Thinning thermosphere gives satellites a boost

28 Nov 2006 Hamish Johnston

Carbon dioxide released through the burning of fossil fuels is cooling the upper atmosphere, says a group of physicists who believe that a coherent pattern of global climate change in Earth's upper atmosphere is emerging after more than 15 years of study and debate. Falling temperatures are also lowering the density of the upper atmosphere and causing it to contract towards Earth. This is good news for low-Earth-orbit satellites like the International Space Station, which are remaining in their orbits for longer because of reduced atmospheric drag (Science 314 1253).

Boosting the Space Station

Carbon dioxide warms the lower atmosphere by trapping heat in a well-known process called the greenhouse effect. However, scientists believe that carbon dioxide cools the upper atmosphere — the region about 50-800 km above Earth’s surface. Here the density of carbon dioxide is too low to maintain greenhouse warming and instead the gas absorbs heat from its surroundings and radiates much of it away from Earth with a net cooling effect.

Most atmospheric physicists believe that increasing carbon dioxide levels in the upper atmosphere will boost this radiative effect and cause the temperature and density of that region to decrease. However, obtaining global historical data on the temperature, density and size of the upper atmosphere can be a tricky business, which has made these effects difficult to confirm.

Now, Jan Laštovička of the Institute of Atmospheric Physicists in the Czech Republic and colleagues in the US, India and Germany believe that these effects have been observed in a sufficient number of independent studies to paint a consistent picture of the manmade changes occurring in the upper atmosphere.
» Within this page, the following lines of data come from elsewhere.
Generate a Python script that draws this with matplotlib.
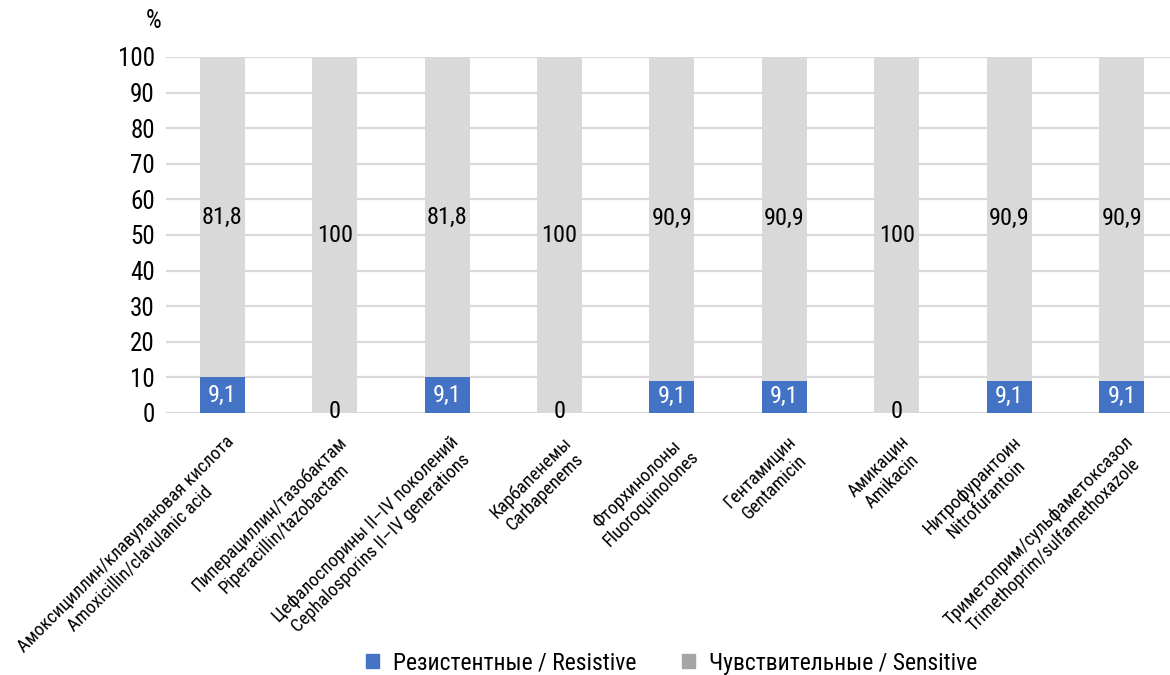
import matplotlib
matplotlib.use("Agg")
import matplotlib.pyplot as plt
from matplotlib.patches import Patch
from matplotlib.transforms import ScaledTranslation
import numpy as np

# -- data --------------------------------------------------------------------
categories = [
    "Амоксициллин/клавулановая кислота\nAmoxicillin/clavulanic acid",
    "Пиперациллин/тазобактам\nPiperacillin/tazobactam",
    "Цефалоспорины II–IV поколений\nCephalosporins II–IV generations",
    "Карбапенемы\nCarbapenems",
    "Фторхинолоны\nFluoroquinolones",
    "Гентамицин\nGentamicin",
    "Амикацин\nAmikacin",
    "Нитрофурантоин\nNitrofurantoin",
    "Триметоприм/сульфаметоксазол\nTrimethoprim/sulfamethoxazole",
]
resistive = [9.1, 0, 9.1, 0, 9.1, 9.1, 0, 9.1, 9.1]
sensitive = [81.8, 100, 81.8, 100, 90.9, 90.9, 100, 90.9, 90.9]
series_names = ["Резистентные / Resistive", "Чувствительные / Sensitive"]
y_ticks = list(range(0, 101, 10))

# -- style -------------------------------------------------------------------
plt.rcParams["font.family"] = ["Roboto Condensed", "DejaVu Sans"]
plt.rcParams["font.stretch"] = "condensed"

blue = "#4472C4"
gray = "#D9D9D9"
legend_gray = "#A5A5A5"


def fmt(v):
    return f"{v:g}".replace(".", ",")


# 100% stacked chart: each bar is the share of the category total
res = np.array(resistive)
sen = np.array(sensitive)
total = res + sen
res_pct = res / total * 100
sen_pct = sen / total * 100

fig = plt.figure(figsize=(11.7, 6.75), dpi=100)
ax = fig.add_axes((166 / 1170, 1 - 413 / 675, 1004 / 1170, 356 / 675))

x = np.arange(len(categories))
w = 0.4
ax.bar(x, res_pct, w, color=blue, zorder=2)
ax.bar(x, sen_pct, w, bottom=res_pct, color=gray, zorder=2)

for i in range(len(x)):
    if res[i] > 0:
        ax.text(x[i], res_pct[i] / 2, fmt(res[i]), ha="center", va="center",
                color="white", fontsize=17.5)
    else:
        ax.text(x[i], 0.3, fmt(res[i]), ha="center", va="center",
                color="black", fontsize=17.5)
    ax.text(x[i], res_pct[i] + sen_pct[i] / 2, fmt(sen[i]), ha="center",
            va="center", color="black", fontsize=17.5)

ax.set_xlim(-0.5, 8.43)
ax.set_ylim(0, 100)
ax.set_yticks(y_ticks)
ax.set_yticklabels([str(t) for t in y_ticks], fontsize=18)
ax.yaxis.grid(True, color=gray, linewidth=1.6, zorder=0)
ax.set_axisbelow(True)
ax.tick_params(axis="y", length=0, pad=8)
ax.tick_params(axis="x", length=0, pad=2)
for s in ax.spines.values():
    s.set_visible(False)

ax.set_xticks(x)
ax.set_xticklabels(categories, rotation=45, ha="right", va="top",
                   rotation_mode="anchor", fontsize=13.3, linespacing=1.15,
                   multialignment="center")
shift = ScaledTranslation(0.03, -0.17, fig.dpi_scale_trans)
for lbl in ax.get_xticklabels():
    lbl.set_transform(lbl.get_transform() + shift)

ax.text(-0.004, 110, "%", transform=ax.get_yaxis_transform(), ha="right",
        va="center", fontsize=18)

handles = [Patch(color=blue), Patch(color=legend_gray)]
fig.legend(handles, series_names, loc="lower center", ncol=2, frameon=False,
           bbox_to_anchor=(0.574, -0.031), fontsize=17, handlelength=0.55,
           handleheight=0.55, columnspacing=1.95, handletextpad=0.6)

fig.savefig("out.png", dpi=100)
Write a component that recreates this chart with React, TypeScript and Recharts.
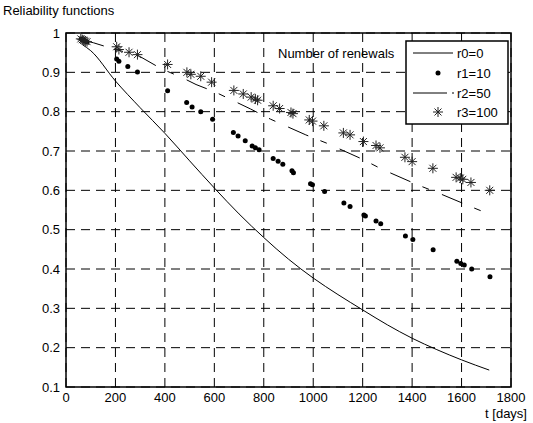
import React from "react";
import {
  ComposedChart,
  Line,
  Scatter,
  XAxis,
  YAxis,
  CartesianGrid,
  ReferenceArea,
  Legend,
} from "recharts";

// r0 = 0 renewals (solid curve)
const r0Days = [67, 100, 200, 300, 400, 500, 600, 700, 800, 900, 1000, 1100, 1200, 1300, 1400, 1500, 1600, 1712];
const r0Values = [0.97, 0.955, 0.878, 0.81, 0.745, 0.675, 0.606, 0.54, 0.48, 0.425, 0.377, 0.335, 0.296, 0.258, 0.224, 0.195, 0.169, 0.143];

// r1 = 10 renewals (dots)
const r1Days = [62, 70, 78, 85, 205, 214, 250, 289, 411, 488, 510, 545, 593, 677, 696, 725, 753, 766, 781, 838, 858, 877, 914, 920, 989, 997, 1046, 1124, 1149, 1205, 1211, 1254, 1273, 1373, 1403, 1485, 1581, 1597, 1611, 1641, 1715];
const r1Values = [0.985, 0.982, 0.979, 0.977, 0.934, 0.928, 0.915, 0.901, 0.853, 0.823, 0.812, 0.8, 0.781, 0.747, 0.738, 0.726, 0.713, 0.708, 0.703, 0.681, 0.674, 0.666, 0.65, 0.645, 0.617, 0.614, 0.597, 0.568, 0.559, 0.537, 0.535, 0.522, 0.515, 0.484, 0.475, 0.449, 0.42, 0.414, 0.41, 0.4, 0.38];

// r2 = 50 renewals (dashed line)
const r2Days = [67, 112, 153, 297, 386, 438, 462, 526, 603, 746, 827, 970, 1054, 1196, 1277, 1422, 1507, 1651, 1714];
const r2Values = [0.982, 0.975, 0.967, 0.941, 0.909, 0.895, 0.889, 0.869, 0.85, 0.807, 0.781, 0.741, 0.72, 0.68, 0.654, 0.614, 0.593, 0.555, 0.539];

// r3 = 100 renewals (stars)
const r3Days = [60, 66, 72, 78, 85, 205, 214, 255, 289, 411, 489, 505, 545, 589, 679, 717, 749, 766, 775, 838, 864, 910, 918, 984, 997, 1043, 1122, 1149, 1203, 1254, 1270, 1371, 1400, 1484, 1578, 1595, 1605, 1638, 1714];
const r3Values = [0.985, 0.983, 0.981, 0.979, 0.978, 0.965, 0.958, 0.951, 0.945, 0.92, 0.9, 0.895, 0.89, 0.875, 0.854, 0.845, 0.837, 0.832, 0.829, 0.815, 0.808, 0.798, 0.795, 0.779, 0.776, 0.764, 0.746, 0.741, 0.724, 0.714, 0.708, 0.684, 0.673, 0.656, 0.633, 0.631, 0.628, 0.62, 0.6];

const xTicks = [0, 200, 400, 600, 800, 1000, 1200, 1400, 1600, 1800];
const yTicks = [0.1, 0.2, 0.3, 0.4, 0.5, 0.6, 0.7, 0.8, 0.9, 1];

const seriesNames = ["r0=0", "r1=10", "r2=50", "r3=100"];

const FONT = "'Liberation Sans', Arial, sans-serif";

const pairs = (days: number[], vals: number[]) => days.map((t, i) => ({ t, v: vals[i] }));

const r0Data = pairs(r0Days, r0Values);
const r1Data = pairs(r1Days, r1Values);
const r2Data = pairs(r2Days, r2Values);
const r3Data = pairs(r3Days, r3Values);

function Star({ cx, cy }: { cx?: number; cy?: number }) {
  if (cx == null || cy == null) return null;
  const r = 5;
  const d = r * 0.7;
  return (
    <g stroke="#222" strokeWidth={1}>
      <line x1={cx - r} y1={cy} x2={cx + r} y2={cy} />
      <line x1={cx} y1={cy - r} x2={cx} y2={cy + r} />
      <line x1={cx - d} y1={cy - d} x2={cx + d} y2={cy + d} />
      <line x1={cx - d} y1={cy + d} x2={cx + d} y2={cy - d} />
    </g>
  );
}

function Dot({ cx, cy }: { cx?: number; cy?: number }) {
  if (cx == null || cy == null) return null;
  return <circle cx={cx} cy={cy} r={2.5} fill="#000" />;
}

function LegendBox() {
  const rowY = [15, 35, 55, 74];
  return (
    <svg width={235} height={92} style={{ display: "block", fontFamily: FONT }}>
      <text x={0} y={rowY[0] + 4.5} fontSize={13} fill="#000">
        Number of renewals
      </text>
      <rect x={128} y={3} width={102} height={83} fill="#fff" stroke="#000" strokeWidth={1.5} />
      <line x1={135} y1={rowY[0]} x2={175} y2={rowY[0]} stroke="#000" strokeWidth={1} />
      <Dot cx={160} cy={rowY[1]} />
      <line x1={135} y1={rowY[2]} x2={169} y2={rowY[2]} stroke="#000" strokeWidth={1} />
      <line x1={174} y1={rowY[2]} x2={176} y2={rowY[2]} stroke="#000" strokeWidth={1} />
      <Star cx={160} cy={rowY[3]} />
      {seriesNames.map((n, i) => (
        <text key={n} x={179} y={rowY[i] + 4.5} fontSize={13} fill="#000">
          {n}
        </text>
      ))}
    </svg>
  );
}

export default function App() {
  return (
    <div style={{ position: "absolute", left: 0, top: 0, width: 533, height: 423, background: "#fff", fontFamily: FONT }}>
      <div style={{ position: "absolute", left: 3, top: 4, fontSize: 13, lineHeight: "13px", color: "#000" }}>
        Reliability functions
      </div>
      <ComposedChart width={533} height={423} margin={{ top: 33, right: 22, bottom: 0, left: 0 }}>
        <CartesianGrid stroke="#000" strokeDasharray="9 6" strokeWidth={1} />
        <XAxis
          dataKey="t"
          type="number"
          domain={[0, 1800]}
          ticks={xTicks}
          height={36}
          tickLine={false}
          axisLine={false}
          tickSize={4}
          tickMargin={2}
          tick={{ fontSize: 13, fill: "#000", fontFamily: FONT }}
          label={{ value: "t [days]", position: "insideBottomRight", offset: 0, dx: 16, dy: -5, fill: "#000", fontSize: 13, fontFamily: FONT }}
        />
        <YAxis
          dataKey="v"
          type="number"
          domain={[0.1, 1]}
          ticks={yTicks}
          width={66}
          tickLine={false}
          axisLine={false}
          tickSize={4}
          tickMargin={2}
          tickFormatter={(v: number) => String(Math.round(v * 10) / 10)}
          tick={{ fontSize: 13, fill: "#000", fontFamily: FONT }}
        />
        <ReferenceArea x1={0} x2={1800} y1={0.1} y2={1} fill="none" stroke="#000" strokeWidth={1.5} />
        <Line data={r0Data} dataKey="v" type="monotone" stroke="#000" strokeWidth={1} dot={false} activeDot={false} isAnimationActive={false} />
        <Line data={r2Data} dataKey="v" type="linear" stroke="#000" strokeWidth={1} strokeDasharray="22 13 7 14" dot={false} activeDot={false} isAnimationActive={false} />
        <Scatter data={r1Data} dataKey="v" shape={(p: any) => <Dot cx={p.cx} cy={p.cy} />} isAnimationActive={false} />
        <Scatter data={r3Data} dataKey="v" shape={(p: any) => <Star cx={p.cx} cy={p.cy} />} isAnimationActive={false} />
        <Legend
          layout="horizontal"
          verticalAlign="middle"
          align="center"
          wrapperStyle={{ left: 278, top: 38, width: 235, height: 92 }}
          content={() => <LegendBox />}
        />
      </ComposedChart>
    </div>
  );
}
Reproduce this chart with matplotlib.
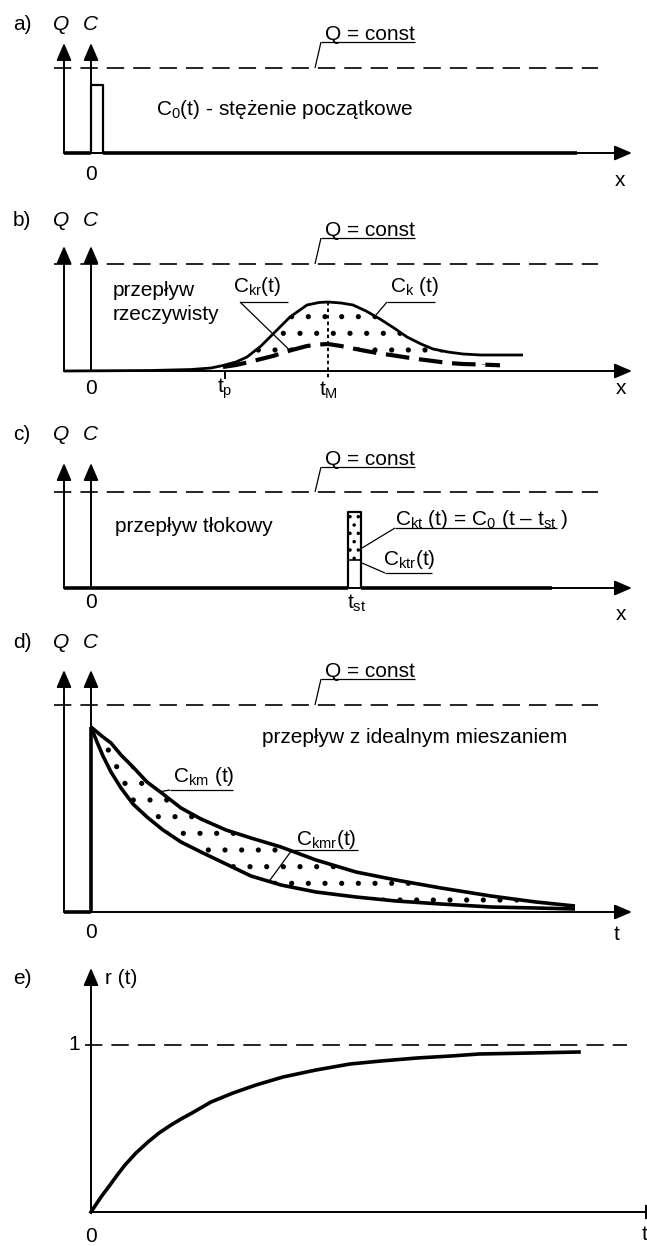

According to the researchers, comprehensive studies of the mesosphere – the portion of the upper atmosphere at 50-90 km altitude – reveal that most of this region is cooling at a rate of about 3 Celsius degrees per decade. This cooling is in agreement with models based on increasing carbon dioxide levels. Further up in the thermosphere (90-800 km) there have been no direct measurements of temperature. However, a dramatic drop in the “ion temperature” of 17 degrees per decade has been observed at heights of about 350 km. The ion temperature is a measure of the thermal motion of ions and is related directly to temperature. This drop is also consistent with rising carbon dioxide levels.

Careful studies of the orbital trajectories of satellites in the thermosphere reveal that the satellites are experiencing less atmospheric drag than before. This implies that the density of this part of the upper atmosphere has been dropping at 2-3% per decade, which is also in line with theoretical predictions based on rising carbon dioxide levels. Laštovička and colleagues also point out that the contraction of the upper atmosphere has been indirectly observed in terms of the downward movement of the ionized layers of the upper atmosphere – referred to as the ionosphere.

Laštovička told Physics Web that the thinning of the thermosphere could be good news for operators of some low-Earth-orbit (LEO) satellites such as the International Space Station, which orbits about 350 km above Earth. LEO satellites are slowly falling back to Earth because of atmospheric drag, which is proportional to atmospheric density. The Space Station, for example, must fire a booster rocket every so often to maintain its orbit – something that it may have to do less often as the thermosphere continues to thin.